If you haven’t read the Twitter feed of Paul Nehlen, get over there now while you still can. Unless he has some grade-A dirt on Jack Dorsey that we don’t know about, his account will probably not be around much longer. For most of December, Nehlen has been dropping atomic red-pills. If he’s going to be banned soon, he’s going out with guns blazing.
Not since formerly mainstream Trump cheerleader Jared Wyand went full 1488 over a year ago has Twitter been hit with such high-powered truth bombs from a once relatively tame account.

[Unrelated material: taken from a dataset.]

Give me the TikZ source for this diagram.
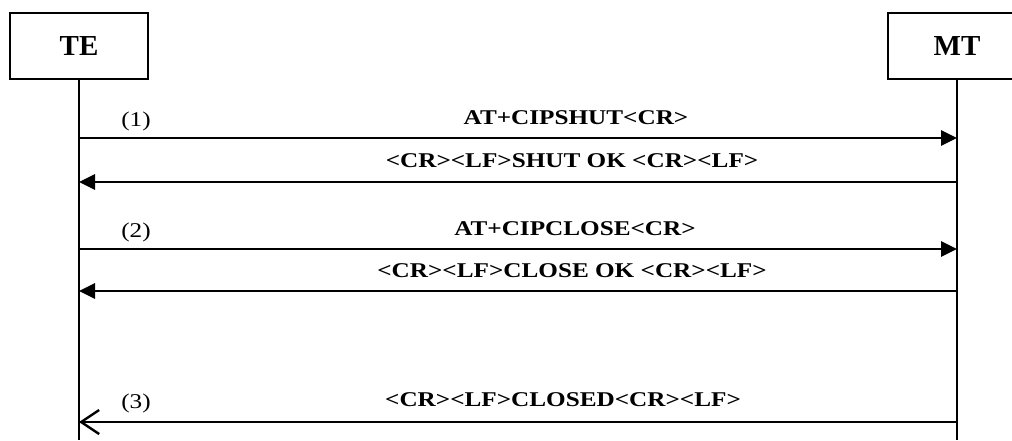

He’s been challenging the blue-check Twitterati in no subtle manner, telling Jon Podhoretz on December 6th to “eat a bullet.” He’s tweeting fashy memes, “It’s Okay to be White,” “The Goyim Know,” and helicopter jokes, interspersed with Bible verses and hymn lyrics. He accused Ari Cohn of being a “(((bigot)))” and pretending to be White, then suggested he seek a new life through faith in Jesus. He tweeted “Currently reading” with a photo of the book “The Culture of Critique” by Kevin MacDonald. He’s also been hammering hard on the need for anti-censorship measures for social media, tagging his tweets with #ShallNotCensor, the name of his proposed legislation.
Leftists are finding to their horror that their usual kill-shot weapons, like shrieked accusations of “ANTI-SEMITE!!!” are powerless to stop the impervious and seemingly fearless Nehlen. Meanwhile, the usual neocon suspects are sputtering with indignation, falling all over one another as each tries to to denounce his reprehensible rhetoric more emphatically than the last.
It’s unspeakably delightful.
Has he killed his chances of ever winning a congressional seat in Wisconsin? Maybe. I don’t know. Even if so, it may not matter. Many of us believed that the election of Donald Trump was our last chance to reclaim the country through our existing institutions. The joy we felt at his election faded as we watched him rather quickly become mired in the DC swamp, while people who are (nominally at least) on our own side of the aisle worked to keep him there and to defeat or defang politicians who would have supported the MAGA agenda Trump championed during his campaign.
Think about Ron Paul. He accomplished little legislatively during his career, but his impact was significant nonetheless. His real contribution was made by using his platform to trumpet his ideas. He got young people excited about the founding ideals of the United States. He made many people aware of the undue, unspoken influence of the Federal Reserve by drumming the mantra “Audit the Fed” into our minds. He presciently warned those who would listen of the abuses that would stem from the passage of the Patriot Act in the wake of 9-11. He continuously questioned the GOP’s unabated enthusiasm for foreign wars and intervention. He began to expose the true entitled, self-serving nature of the GOP when his campaign threatened the peaceful coronation of the GOPe’s selected candidate in 2012. Disrespect was heaped upon his small but enthusiastic contingent supporters at the 2012 Republican convention, and a variety of dirty tricks were used against them. It was eye-opening for many.
Ron Paul changed the national conversation and the minds of countless Americans. Nehlen can do the same.
How many people are reading his tweets, and contemplating his ideas for the first time? How many have been quietly thinking the same things, who are feeling more emboldened to express agreement out loud? How much of our national dialogue will be different now that Nehlen has thrown a few smug blue check-bearers through the Overton window?
I don’t know. But I’m excited to find out.